If the only thermodynamics problem you are ever going to address is an
idealized external-combustion engine, then you might think that baa
deserves a lot of attention. But what about the rest of the field?
-- What about an external-combustion engine that is not idealized,
i.e. that is not quasi-isothermal, i.e. where things are not
restricted to the _infinitesimal_ temperature differences required
by the definition of baa?
-- What about the foo that is used in _internal_ combustion engines,
including piston engines, turbojets, and others?
-- What about the foo that is produced by metabolism in the
tissues of living creatures?
-- What about the foo that is produced when we expose butter
to microwaves?
-- What about the foo that is produced when we run an electric
current through NiChrome?
-- What about the foo that is produced when somebody scrapes an iron
baa against a piece of brass in a lathe?
http://dbhs.wvusd.k12.ca.us/Chem-History/Rumford-1798.html
-- What about the cooling (_negative_ transference of foo) when a
suitable object (atom) is placed in a laser-cooling apparatus
http://www.nobel.se/physics/laureates/1997/
especially in view of the fact that a trivial retuning of the
laser will change this to a _positive_ transference of foo?

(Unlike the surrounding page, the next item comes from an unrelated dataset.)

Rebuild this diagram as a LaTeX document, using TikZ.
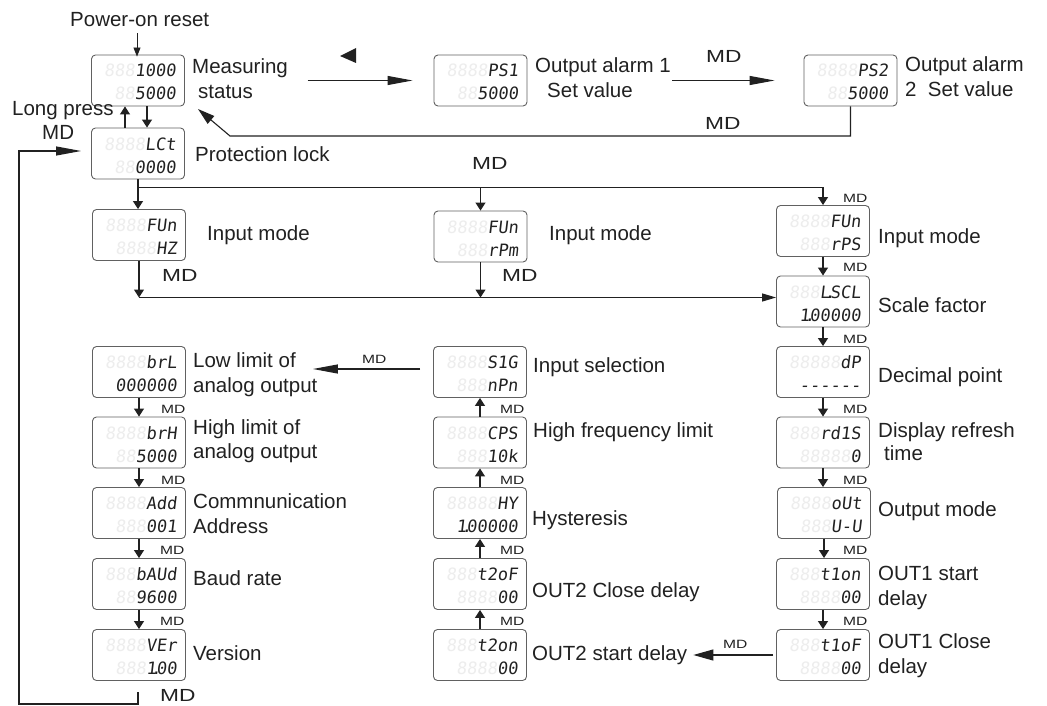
\documentclass[tikz,border=0pt]{standalone}
\usepackage{fontspec}
\setmainfont{Liberation Sans}
\newfontfamily\segfont[FakeSlant=0.12]{DejaVu Sans Mono}
\newfontfamily\mdfont[FakeStretch=1.3]{Liberation Sans}
\usetikzlibrary{arrows.meta,calc}
\definecolor{ghost}{gray}{0.93}
\definecolor{ink}{gray}{0.13}
\newcommand\sd{\makebox[0pt][c]{.}}
\tikzset{
  dbox/.style={draw=black!62, line width=0.9pt, rounded corners=4pt, minimum width=93pt, minimum height=51pt, inner sep=0pt},
  seg/.style={font=\segfont\fontsize{17}{17}\selectfont, text=ink, inner sep=0pt, anchor=base east},
  lbl/.style={font=\fontsize{20.5}{22}\selectfont, text=ink, inner sep=0pt, anchor=base west},
  mdL/.style={font=\mdfont\fontsize{17.5}{18}\selectfont, text=ink, inner sep=0pt, anchor=base west},
  mdS/.style={font=\mdfont\fontsize{12}{12}\selectfont, text=ink, inner sep=0pt, anchor=base west},
  ln/.style={line width=1.1pt, draw=ink},
  arrS/.style={ln, -{Triangle[length=8pt,width=10pt]}},
  arrP/.style={ln, line width=0.9pt, -{Triangle[length=9pt,width=7pt]}},
  arrL/.style={ln, -{Triangle[length=25pt,width=9pt]}},
  arrH/.style={ln, -{Triangle[length=14pt,width=8pt]}},
  arrM/.style={ln, -{Triangle[length=17pt,width=10pt]}},
  arrT/.style={ln, -{Triangle[length=20pt,width=11pt]}},
}
% name, x, y, ghost top, top, ghost bottom, bottom
\newcommand\dsp[7]{%
  \node[dbox] (#1) at (#2,#3) {};
  \node[seg] (#1t) at ($(#1.center)+(38,-3.5)$) {\textcolor{ghost}{#4}#5};
  \node[seg] (#1b) at ($(#1.center)+(38,19.5)$) {\textcolor{ghost}{#6}#7};
}
\begin{document}
\begin{tikzpicture}[x=1pt,y=-1pt]
\useasboundingbox (0,0) rectangle (1047,706);
\fill[white] (0,0) rectangle (1047,706);

% ---------- display boxes ----------
\dsp{meas}{138}{80.5}{888}{1000}{88}{5000}
\dsp{lct}{138}{153.5}{8888}{LCt}{88}{0000}
\dsp{ps1}{480.5}{80.5}{8888}{PS1}{88}{5000}
\dsp{ps2}{850.5}{80.5}{8888}{PS2}{88}{5000}
\dsp{fun1}{139}{235}{8888}{FUn}{8888}{HZ}
\dsp{fun2}{480.5}{236.5}{8888}{FUn}{888}{rPm}
\dsp{fun3}{823}{231}{8888}{FUn}{888}{rPS}
\dsp{lscl}{823}{301.5}{888}{L\sd SCL}{}{1\sd 00000}
\dsp{brl}{139}{372}{8888}{brL}{}{000000}
\dsp{sig}{480}{372}{8888}{S1G}{888}{nPn}
\dsp{dp}{823}{372}{88888}{dP}{}{------}
\dsp{brh}{139}{442.5}{8888}{brH}{88}{5000}
\dsp{cps}{480}{442.5}{8888}{CPS}{888}{10k}
\dsp{rd}{823}{442.5}{888}{rd1S}{88888}{0}
\dsp{add}{139}{513}{8888}{Add}{888}{001}
\dsp{hy}{480}{513}{88888}{HY}{}{1\sd 00000}
\dsp{out}{824}{513}{8888}{oUt}{888}{U-U}
\dsp{baud}{139}{584}{888}{bAUd}{88}{9600}
\dsp{t2of}{480}{584}{888}{t2oF}{8888}{00}
\dsp{t1on}{823}{584}{888}{t1on}{8888}{00}
\dsp{ver}{139}{655}{8888}{VEr}{888}{1\sd 00}
\dsp{t2on}{480}{655}{888}{t2on}{8888}{00}
\dsp{t1of}{823}{655}{888}{t1oF}{8888}{00}

% ---------- labels ----------
\node[lbl] (tpr) at (70,27) {Power-on reset};
\node[lbl] (tmeas1) at (192,74) {Measuring};
\node[lbl] (tmeas2) at (198,99) {status};
\node[lbl] (tlong) at (12,116) {Long press};
\node[lbl] (tlongmd) at (42,140) {MD};
\node[lbl] (tlock) at (195,162) {Protection lock};
\node[lbl] (tps1a) at (535,73) {Output alarm 1};
\node[lbl] (tps1b) at (547,98) {Set value};
\node[mdL] (mdtop) at (706,63) {MD};
\node[lbl] (tps2a) at (905,72) {Output alarm};
\node[lbl] (tps2b) at (905,97) {2~~Set value};
\node[mdL] (mdret) at (705,130) {MD};
\node[mdL] (mdbr) at (472,170) {MD};
\node[lbl] (tin1) at (207,240) {Input mode};
\node[mdL] (md1) at (162,281) {MD};
\node[lbl] (tin2) at (549,240) {Input mode};
\node[mdL] (md2) at (502,281) {MD};
\node[lbl] (tin3) at (878,243) {Input mode};
\node[mdS] (mds1) at (843,202) {MD};
\node[mdS] (mds2) at (843,271) {MD};
\node[lbl] (tscale) at (878,312) {Scale factor};
\node[mdS] (mds3) at (843,343) {MD};
\node[lbl] (tdp) at (878,382) {Decimal point};
\node[mdS] (mds4) at (843,413) {MD};
\node[lbl] (tdr1) at (878,437) {Display refresh};
\node[lbl] (tdr2) at (884,460) {time};
\node[mdS] (mds5) at (843,484) {MD};
\node[lbl] (tom) at (878,516) {Output mode};
\node[mdS] (mds6) at (843,554) {MD};
\node[lbl] (to1s1) at (878,580) {OUT1 start};
\node[lbl] (to1s2) at (878,605) {delay};
\node[mdS] (mds7) at (843,625) {MD};
\node[lbl] (to1c1) at (878,648) {OUT1 Close};
\node[lbl] (to1c2) at (878,673) {delay};
\node[mdS] (mdt) at (723,648) {MD};
\node[lbl] (to2s) at (532,660) {OUT2 start delay};
\node[mdS] (mdm1) at (500,625) {MD};
\node[lbl] (to2c) at (532,597) {OUT2 Close delay};
\node[mdS] (mdm2) at (500,554) {MD};
\node[lbl] (thy) at (532,525) {Hysteresis};
\node[mdS] (mdm3) at (500,484) {MD};
\node[lbl] (thf) at (533,437) {High frequency limit};
\node[mdS] (mdm4) at (500,413) {MD};
\node[lbl] (tsel) at (533,372) {Input selection};
\node[mdS] (mdsig) at (362,363) {MD};
\node[lbl] (tlow1) at (193,367) {Low limit of};
\node[lbl] (tlow2) at (193,392) {analog output};
\node[mdS] (mdl1) at (161,413) {MD};
\node[lbl] (thi1) at (193,434) {High limit of};
\node[lbl] (thi2) at (193,458) {analog output};
\node[mdS] (mdl2) at (161,484) {MD};
\node[lbl] (tadd1) at (193,508) {Commnunication};
\node[lbl] (tadd2) at (193,533) {Address};
\node[mdS] (mdl3) at (160,554) {MD};
\node[lbl] (tbaud) at (193,585) {Baud rate};
\node[mdS] (mdl4) at (160,625) {MD};
\node[lbl] (tver) at (193,660) {Version};
\node[mdL] (mdbot) at (160,701) {MD};

% ---------- connectors ----------
\draw[arrP] ($(tpr.south -| meas.north)+(-1,6)$) -- ($(meas.north)+(-1,2)$);
\draw[arrS] ($(lct.north)+(-13,0)$) -- ($(meas.south)+(-13,0)$);
\draw[arrS] ($(meas.south)+(9,0)$) -- ($(lct.north)+(9,0)$);

% loop back to protection lock
\coordinate (lb) at (138,692);
\coordinate (lp) at (19,151);
\draw[arrL] (lb) -- ++(0,12) -| (lp) -- ($(lct.west)+(-10,-2.5)$);

% top row
\draw[arrL] ($(ps1.west)+(-126,0)$) -- ($(ps1.west)+(-21,0)$);
\fill[ink] (340,56) -- (356,48) -- (356,63) -- cycle;
\draw[arrL] ($(ps1.east)+(145,0)$) -- ($(ps2.west)+(-29,0)$);
\coordinate (r1) at (230,136);
\coordinate (r2) at (198,109);
\draw[arrM] (ps2.south) |- (r1) -- (r2);

% branch below protection lock
\coordinate (j) at ($(lct.south)+(0,8)$);
\draw[arrS] (lct.south) -- (lct.south |- fun1.north);
\draw[arrS] (j) -| (fun3.north);
\draw[arrS] (j -| fun2.north) -- (fun2.north);

% into scale factor
\coordinate (h1) at ($(fun1.south |- lscl.west)+(0,-4)$);
\draw[arrS] (fun1.south) -- (h1);
\draw[arrS] (fun2.south) -- (h1 -| fun2.south);
\draw[arrH] (h1) -- ($(lscl.west)+(0,-4)$);

% right column
\draw[arrS] (fun3.south) -- (lscl.north);
\draw[arrS] (lscl.south) -- (dp.north);
\draw[arrS] (dp.south) -- (rd.north);
\draw[arrS] (rd.south) -- (out.north -| rd.south);
\draw[arrS] (out.south) -- (t1on.north -| out.south);
\draw[arrS] (t1on.south) -- (t1of.north);
\draw[arrT] ($(t1of.west)+(-3,0)$) -- ($(t1of.west -| to2s.east)+(6,0)$);

% middle column
\draw[arrS] (t2on.north) -- (t2of.south);
\draw[arrS] (t2of.north) -- (hy.south);
\draw[arrS] (hy.north) -- (cps.south);
\draw[arrS] (cps.north) -- (sig.south);
\draw[arrL] ($(sig.west)+(-13,-3)$) -- ($(sig.west -| tlow1.east)+(17,-3)$);

% left column
\draw[arrS] (brl.south) -- (brh.north);
\draw[arrS] (brh.south) -- (add.north);
\draw[arrS] (add.south) -- (baud.north);
\draw[arrS] (baud.south) -- (ver.north);
\end{tikzpicture}
\end{document}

I stand by my assertion that focusing on "temperature-driven transference"
is a bad idea, no matter what name you give it.

You can write
dE = dQ - dW
if you like. Whether or not this equation means anything important depends
on how you interpret the symbols. If you interpret Q to be "baa"
(temperature-driven transfer), then this is _not_ a fundamental equation at
all. It applies only to a certain type of idealized quasi-isothermal
external combustion engines, and a few other things like that.

At this point the question is, why bother? Why bother to introduce the
concept of "baa" at all? The students come into class not caring about
external-combustion engines. The instant they leave class they will stop
caring about external-combustion engines. Why burden them with a concept that
-- is of no use to people who don't work in the field,
such as homeowners and office workers, and
-- is also of no use to people who _do_ work in the field,
such as HVAC contractors, or researchers in the low-temp
physics lab, et cetera.

The concept of "baa" is vastly less useful than the concept of
"rain". Rain, even though it takes a back seat to the primary concept of
"water", remains a useful concept in many parts of the world.

============

Here are some constructive counter-proposals.

First of all, rather than writing
dE = dQ - dW (1)
write instead
E = E_nonthermal + E_thermal (2)
and hence
dE = dE_nonthermal + dE_thermal (3)

Note that equations (2) and (3) are obviously correct. In cases where
equation (1) means anything, equation (3) is equally useful. In other
cases, equation (3) remains useful even when equation (1) is inapplicable
because of the very narrow definition of Q.

===

Also, rather than bothering your students with "baa", teach them something
useful. Teach them about entropy. The concept of entropy has many uses:
a) Librarians talk about the entropy when books get mis-filed.
b) Cryptographers talk about entropy.
c) Communication engineers talk about entropy.
d) Machine-learning / AI folks talk about entropy.
e) Real-world engine designers use the concept of entropy,
even though they can't use the concept of "baa".
f) You can discuss the entropy budget of a foo-exchanger
even when there is a non-isothermal exchange of foo.

Don't define entropy via dS=dQ/T or anything like that. Entropy exists
even in the absence of temperature; examples (a) through (d) above are
essentially zero-temperature examples.

It is relatively easy to teach the basic concept of energy. Put about 15
coins in a box, all heads-up. This is a low-entropy state. Paint the
heads some conspicuous color if it helps the students to see. Then shake
the box to get a high-entropy state.....

It takes a bit more work to teach the connection between energy and
entropy. But at least you've got a chance of teaching the connection
between energy and entropy when they understand entropy, as opposed to
trying to teach the connection when they _don't_ already understand entropy.